Leading youth mental health researchers welcome sector funding
Leaders of Western Australia’s youth mental health research sector have welcomed the state government’s $420 million boost to mental health spending in its 2023-24 budget.
The expanded spend, which includes $35.5 million in funding for infant, child and adolescent mental health services and $9.8 million for suicide prevention, was announced by Minister for Mental Health Amber-Jade Sanderson on Thursday 27 April. It lifts the Mental Health Commission’s annual budget to $1.4 billion in 2023-24.
“We really welcome the investment in mental health and the importance of investing in infants, children and adolescents, as we know the origins of mental health challenges later in life often stem from early childhood,” Embrace @ Telethon Kids Institute Co-Director Professor Helen Milroy said.

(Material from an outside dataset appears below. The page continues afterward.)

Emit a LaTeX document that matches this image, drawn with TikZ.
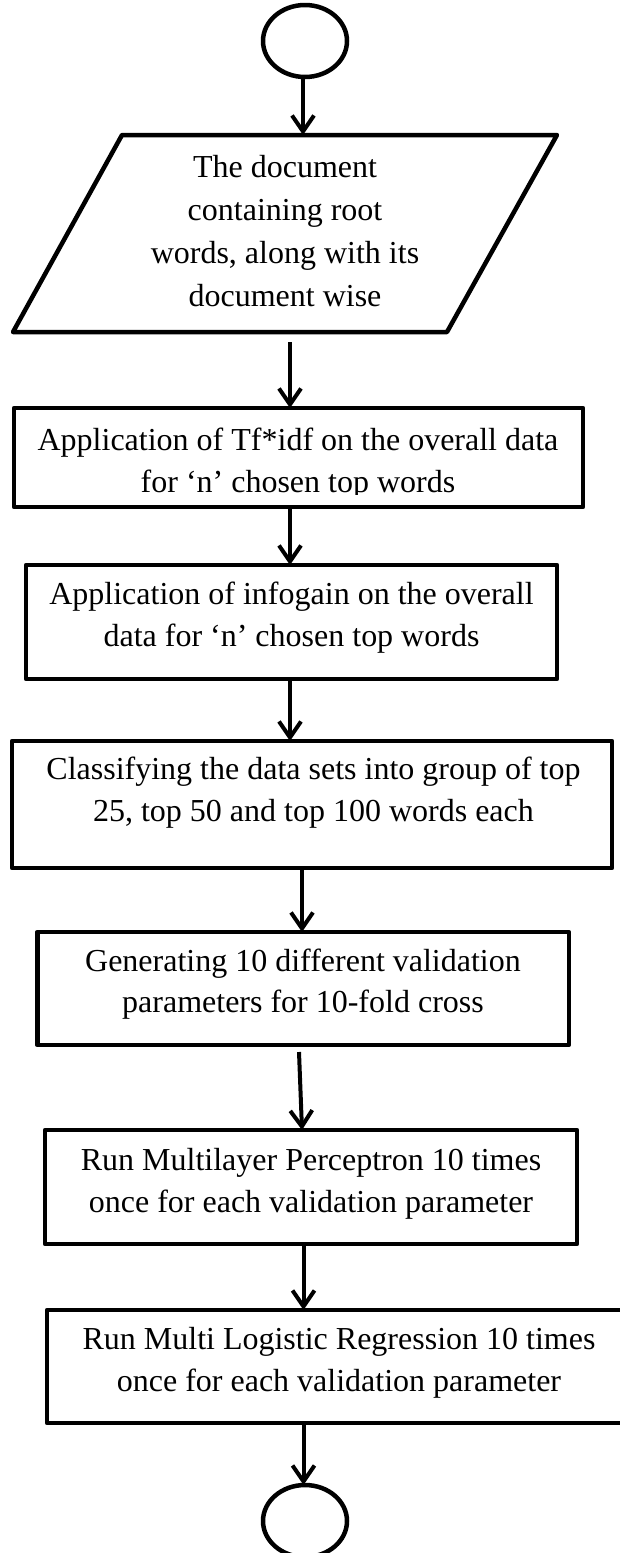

“Mental health concerns have become one of the most prominent challenges out of the COVID period, so it’s encouraging to see a response by the state government in providing care in the community.”
“We are also excited by the increased support for Aboriginal mental health workers, particularly to support Aboriginal and Torres Strait Islander families, which will help us to continue to build cultural safety across the system.”
Embrace Co-Director Professor Ashleigh Lin said the funding was a step in the right direction towards effective prevention.
“It’s important that the needs of infants, children and adolescents are understood, so it’s vital that we have strong leadership in this sector to prevent ongoing mental health problems from emerging,” Embrace Co-Director Professor Ashleigh Lin said.
Dr Nicole Hill, a Telethon Kids Institute senior research fellow and world-leading researcher into suicide prevention and aftercare services, welcomed the increased budget for suicide prevention, “given the rising number of suicides and presentations to healthcare services such as hospital emergency departments for suicide crisis.”
Dr Hill said the priority areas for suicide prevention included improving aftercare for people who have experienced a suicidal crisis, increasing access to mental health services, and developing the capacity of services for priority populations, such as people with neurodisabilities, LGBTQA+ and Aboriginal and Torres Strait Islander people.
“West Australians are now experiencing unprecedented challenges in areas such as housing and affordable living, which will require further investment in suicide prevention,” Dr Hill said.
In a media statement, Minister Sanderson said the state government recognised “the importance of youth mental health initiatives, secure mental health beds and suicide prevention in supporting community health and wellbeing”.
“Improving mental health outcomes for children and adolescents is another important area of focus and the 2023-24 State Budget builds on our investment from last year,” Minister Sanderson said in the release.
Dr Nicole Hill has welcomed the additional funding for suicide prevention in the state government's announcement.